A explicação da lista é, por isso, um longo recitativo barroco, debitado em registo enjoado, em que, mais do que dar-nos uma ideia aproximada das escolhas possíveis, se pretende esmagar-nos com a consciência da nossa pressuposta inadequação à cerimónia em curso.

A regra de ouro é, claro, o inusitado das propostas culinárias em jogo e, preferivelmente, a sua absoluta ininteligibilidade para o cidadão comum. 

Mandam, pois, o bom senso e o próprio instinto de auto-defesa que se delegue na casa a escolha do menu, sabendo-se, no entanto, que não vale a pena sonhar com que pelo meio nos apareça um pobre cabrito assado no forno, um humilde sável com açorda, ou uma honesta posta de bacalhau preparada segundo qualquer das “Cem Maneiras” santificadas das nossas Avós. 

Seja o que Deus quiser! 

E começam então a chegar a “profiterolle de anchova em cama de gomos de tangerina caramelizados, com espuma de champagne”, o “ceviche de vieira com molho quente de chocolate branco e raspa de trufa”, a “ratatouille de pepino e framboesa polvilhada com canela e manjericão”, e por aí fora, em geral com largos minutos de intervalo entre cada prato e o seguinte, para nos dar tempo de meditar sobre a experiência numa espécie de retiro espiritual momentâneo…

E é de experiência que se pode aqui falar no sentido mais fugaz do termo. 

Deliciosa ou intragável, a oferta tende a ser, por princípio, “one time only”, porque quando o empregado anuncia, na sua meia voz enfadada, o “camarão salteado em calda de frutos silvestres e açafrão”, o uso do singular não é metafórico – é mesmo um exemplar único da espécie que se nos apresenta em toda a sua glória, ainda que possa reinar isolado no meio de um prato em que, em tempos, caberia um costeletão de novilho com os respectivos acompanhamentos. 

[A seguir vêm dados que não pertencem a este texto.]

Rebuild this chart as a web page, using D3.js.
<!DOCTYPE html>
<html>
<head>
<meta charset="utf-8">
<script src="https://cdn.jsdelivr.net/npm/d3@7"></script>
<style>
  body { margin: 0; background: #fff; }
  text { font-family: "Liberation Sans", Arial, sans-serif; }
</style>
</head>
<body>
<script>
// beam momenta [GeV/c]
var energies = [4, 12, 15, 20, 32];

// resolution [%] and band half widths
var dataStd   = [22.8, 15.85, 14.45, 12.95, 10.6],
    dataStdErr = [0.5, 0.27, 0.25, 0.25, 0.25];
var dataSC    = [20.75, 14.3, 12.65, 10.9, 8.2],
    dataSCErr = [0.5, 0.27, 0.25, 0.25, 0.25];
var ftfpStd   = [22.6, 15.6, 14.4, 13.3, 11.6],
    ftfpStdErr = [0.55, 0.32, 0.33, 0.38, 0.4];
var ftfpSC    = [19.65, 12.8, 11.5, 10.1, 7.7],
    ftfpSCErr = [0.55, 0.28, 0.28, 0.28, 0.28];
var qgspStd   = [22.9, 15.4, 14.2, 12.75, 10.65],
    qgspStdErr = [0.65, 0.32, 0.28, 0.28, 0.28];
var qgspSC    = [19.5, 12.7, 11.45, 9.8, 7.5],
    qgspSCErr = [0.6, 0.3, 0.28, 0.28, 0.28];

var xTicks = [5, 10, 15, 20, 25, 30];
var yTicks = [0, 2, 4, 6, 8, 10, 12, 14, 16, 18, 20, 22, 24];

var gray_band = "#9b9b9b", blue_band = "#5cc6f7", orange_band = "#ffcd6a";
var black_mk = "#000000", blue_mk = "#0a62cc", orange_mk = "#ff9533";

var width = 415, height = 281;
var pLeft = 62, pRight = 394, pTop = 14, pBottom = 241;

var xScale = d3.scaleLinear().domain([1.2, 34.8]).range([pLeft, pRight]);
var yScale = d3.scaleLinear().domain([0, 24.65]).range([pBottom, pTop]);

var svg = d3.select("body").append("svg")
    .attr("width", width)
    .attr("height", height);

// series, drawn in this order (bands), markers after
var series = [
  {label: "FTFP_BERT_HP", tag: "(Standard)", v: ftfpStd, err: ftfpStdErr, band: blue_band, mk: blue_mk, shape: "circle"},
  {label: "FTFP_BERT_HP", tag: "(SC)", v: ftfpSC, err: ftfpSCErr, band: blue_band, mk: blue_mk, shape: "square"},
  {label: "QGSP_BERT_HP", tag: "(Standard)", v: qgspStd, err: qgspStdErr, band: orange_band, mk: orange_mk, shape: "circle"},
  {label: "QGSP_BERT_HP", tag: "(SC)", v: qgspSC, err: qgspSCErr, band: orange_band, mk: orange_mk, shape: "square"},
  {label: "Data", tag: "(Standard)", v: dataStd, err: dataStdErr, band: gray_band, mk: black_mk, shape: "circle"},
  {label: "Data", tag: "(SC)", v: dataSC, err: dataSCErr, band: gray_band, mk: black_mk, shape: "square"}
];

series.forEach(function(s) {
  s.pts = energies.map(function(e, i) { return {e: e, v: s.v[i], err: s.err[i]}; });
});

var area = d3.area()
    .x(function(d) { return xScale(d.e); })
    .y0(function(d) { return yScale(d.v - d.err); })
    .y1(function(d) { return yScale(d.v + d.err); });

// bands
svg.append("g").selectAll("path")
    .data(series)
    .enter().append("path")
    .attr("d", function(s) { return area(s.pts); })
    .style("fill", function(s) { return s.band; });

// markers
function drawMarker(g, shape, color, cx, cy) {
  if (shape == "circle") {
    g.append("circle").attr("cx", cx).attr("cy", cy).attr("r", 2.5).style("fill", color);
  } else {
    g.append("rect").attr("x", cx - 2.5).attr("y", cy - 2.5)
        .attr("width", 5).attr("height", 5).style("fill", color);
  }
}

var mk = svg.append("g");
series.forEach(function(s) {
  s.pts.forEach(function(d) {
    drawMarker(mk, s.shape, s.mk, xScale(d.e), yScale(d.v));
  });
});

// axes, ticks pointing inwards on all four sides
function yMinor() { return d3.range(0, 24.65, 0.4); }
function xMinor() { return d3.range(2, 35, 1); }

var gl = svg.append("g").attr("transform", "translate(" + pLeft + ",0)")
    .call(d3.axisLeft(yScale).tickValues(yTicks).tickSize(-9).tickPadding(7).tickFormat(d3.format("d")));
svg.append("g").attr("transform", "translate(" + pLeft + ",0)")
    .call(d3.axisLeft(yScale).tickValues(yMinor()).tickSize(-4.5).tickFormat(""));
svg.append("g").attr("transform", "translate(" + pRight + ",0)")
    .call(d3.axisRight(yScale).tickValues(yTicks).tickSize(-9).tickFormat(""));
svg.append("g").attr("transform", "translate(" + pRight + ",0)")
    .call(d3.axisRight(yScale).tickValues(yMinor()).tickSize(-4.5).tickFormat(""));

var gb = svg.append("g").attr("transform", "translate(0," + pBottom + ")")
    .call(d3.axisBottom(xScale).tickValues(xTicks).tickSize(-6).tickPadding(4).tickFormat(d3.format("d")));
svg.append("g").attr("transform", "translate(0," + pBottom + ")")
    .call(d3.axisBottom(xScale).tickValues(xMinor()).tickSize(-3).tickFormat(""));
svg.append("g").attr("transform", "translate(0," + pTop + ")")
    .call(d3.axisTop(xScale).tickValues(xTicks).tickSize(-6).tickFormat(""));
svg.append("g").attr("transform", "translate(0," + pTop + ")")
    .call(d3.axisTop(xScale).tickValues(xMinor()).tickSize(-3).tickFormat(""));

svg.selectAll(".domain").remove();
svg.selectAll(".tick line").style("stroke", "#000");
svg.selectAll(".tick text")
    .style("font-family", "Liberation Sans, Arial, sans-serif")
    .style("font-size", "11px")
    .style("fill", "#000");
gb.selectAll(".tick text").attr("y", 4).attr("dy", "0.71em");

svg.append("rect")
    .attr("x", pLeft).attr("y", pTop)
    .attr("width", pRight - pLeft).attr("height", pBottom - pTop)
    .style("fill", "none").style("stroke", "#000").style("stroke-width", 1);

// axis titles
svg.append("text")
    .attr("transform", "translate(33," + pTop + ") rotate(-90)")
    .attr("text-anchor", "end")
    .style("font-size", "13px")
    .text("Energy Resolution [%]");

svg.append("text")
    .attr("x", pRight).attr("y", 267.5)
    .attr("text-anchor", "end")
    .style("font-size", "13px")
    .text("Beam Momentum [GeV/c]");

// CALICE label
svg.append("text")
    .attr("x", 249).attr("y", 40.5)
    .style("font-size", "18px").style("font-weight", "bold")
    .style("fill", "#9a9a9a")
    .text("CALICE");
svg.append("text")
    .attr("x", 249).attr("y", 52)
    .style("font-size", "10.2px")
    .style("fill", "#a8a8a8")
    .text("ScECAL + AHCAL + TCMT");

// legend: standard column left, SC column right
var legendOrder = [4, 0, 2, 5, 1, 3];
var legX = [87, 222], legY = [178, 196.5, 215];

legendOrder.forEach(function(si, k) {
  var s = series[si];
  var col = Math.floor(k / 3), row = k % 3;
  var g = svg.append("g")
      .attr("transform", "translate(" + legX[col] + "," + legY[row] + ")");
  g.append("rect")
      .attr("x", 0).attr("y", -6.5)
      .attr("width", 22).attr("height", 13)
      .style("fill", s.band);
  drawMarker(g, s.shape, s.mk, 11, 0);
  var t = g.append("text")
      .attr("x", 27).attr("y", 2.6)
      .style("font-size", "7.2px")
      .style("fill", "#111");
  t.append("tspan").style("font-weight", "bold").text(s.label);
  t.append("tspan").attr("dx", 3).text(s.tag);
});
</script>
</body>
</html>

Se se detestar, há pelo menos a consolação de que não haverá qualquer hipótese de reincidência do crime; se se adorar – o que há que reconhecer que muitas vezes acontece – ficará apenas a memória fugidia do prazer inesperado. 

A função do “chefe” é proporcionar-nos no palato esta sucessão de sensações momentâneas irrepetíveis, todas elas em doses cuidadosamente homeopáticas, um pouco como as configurações sempre novas de um caleidoscópio – ou, se se preferir uma imagem mais forte, como a versão gastronómica de uma poderosa substância alucinogénia, daquelas que faziam as delícias da geração hippie dos anos 60 quando lhe davam a ver, ora elefantes cor-de-rosa, ora hipopótamos azul-celeste. 

Wow!

Que saudades das Donas Adozindas, das Donas Felisminas, das Donas Gertrudes, mais camponesas ainda do que citadinas, com a sua sabedoria, as suas receitas de família, a sua simplicidade, a sua fartura, o seu gosto de servir bem, o seu sentido de tradição e de comunidade!”